His voice carried the melody with a controlled emotional weight that reframed the entire performance. The song’s vulnerability, already present in the original recording, felt even more exposed in the live arrangement. The piano softened the edges of the moment, pulling the focus toward the narrative rather than the surrounding controversy.
Eminem, meanwhile, remained locked into his verses with sharp intensity. His delivery was calm but precise, each line cutting through the arena with the same tension that had defined the studio recording. The contrast between the two artists created a rare kind of stage chemistry: not harmony in the traditional sense, but a shared focus on the storytelling at the center of the song.
For a few minutes, the noise outside the building seemed to fade.
Fifteen thousand people inside the Staples Center watched a collaboration that few would have imagined only weeks earlier. Cameras moved between the performers and the audience, capturing reactions that ranged from surprise to quiet admiration.
The performance reached its emotional peak as the final chorus echoed across the arena. When the music ended, Eminem and Elton John stepped toward each other and embraced.
The hug lasted only a moment, but its symbolism was immediate.
Within minutes, images of the embrace began circulating across television broadcasts and news coverage of the ceremony. What had started as a night defined by protest suddenly had a new focal point. Instead of headlines about confrontation, much of the attention shifted to the unlikely partnership that had unfolded onstage.
The collaboration did not erase the debates surrounding Eminem’s lyrics. Critics and supporters continued arguing about the boundaries of artistic expression. But the performance complicated the narrative in ways that neither side had fully anticipated.

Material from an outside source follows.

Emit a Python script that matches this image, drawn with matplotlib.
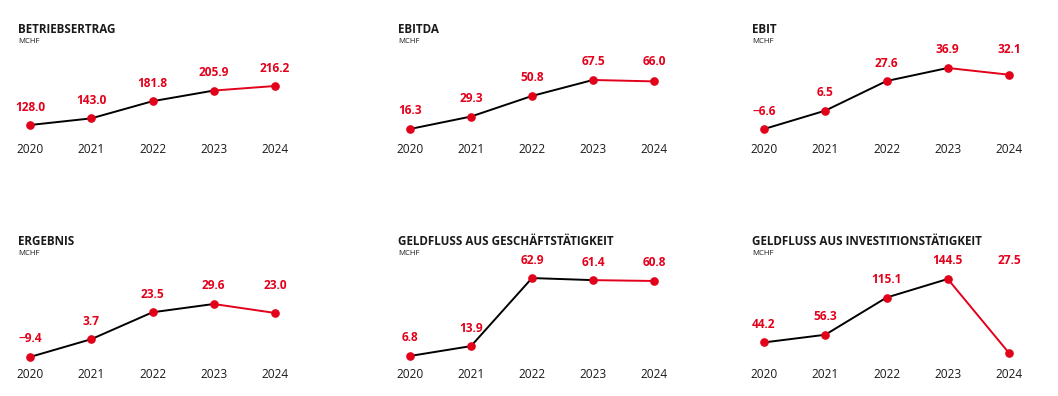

For Elton John, the decision to appear alongside Eminem reflected a belief that engagement was more productive than distance. By participating in the performance rather than condemning it from afar, he reframed the moment as an opportunity for dialogue within music culture.
For Eminem, the move showed a different kind of strategic awareness. He had not abandoned the confrontational style that defined his work. Instead, he had allowed the music itself to carry the conversation.
In the years that followed, the performance came to be remembered as one of the most unusual collaborations in Grammy history. It represented a moment when two artists from vastly different musical traditions found common ground through storytelling.
Hip-hop had already become a dominant force in global music by the early 2000s, but the 2001 Grammys highlighted something deeper about the genre’s cultural influence. It showed that rap artists could shape conversations far beyond chart success, influencing how the music industry confronted controversy and public debate.
Looking back, the performance of “Stan” that night remains powerful not because it resolved the arguments surrounding Eminem’s work, but because it revealed how complex those arguments really were.
For a few minutes on a brightly lit stage in Los Angeles, a rap provocateur and a pop legend demonstrated that sometimes the most meaningful statements in music are not delivered through speeches or interviews.
They are delivered through performance.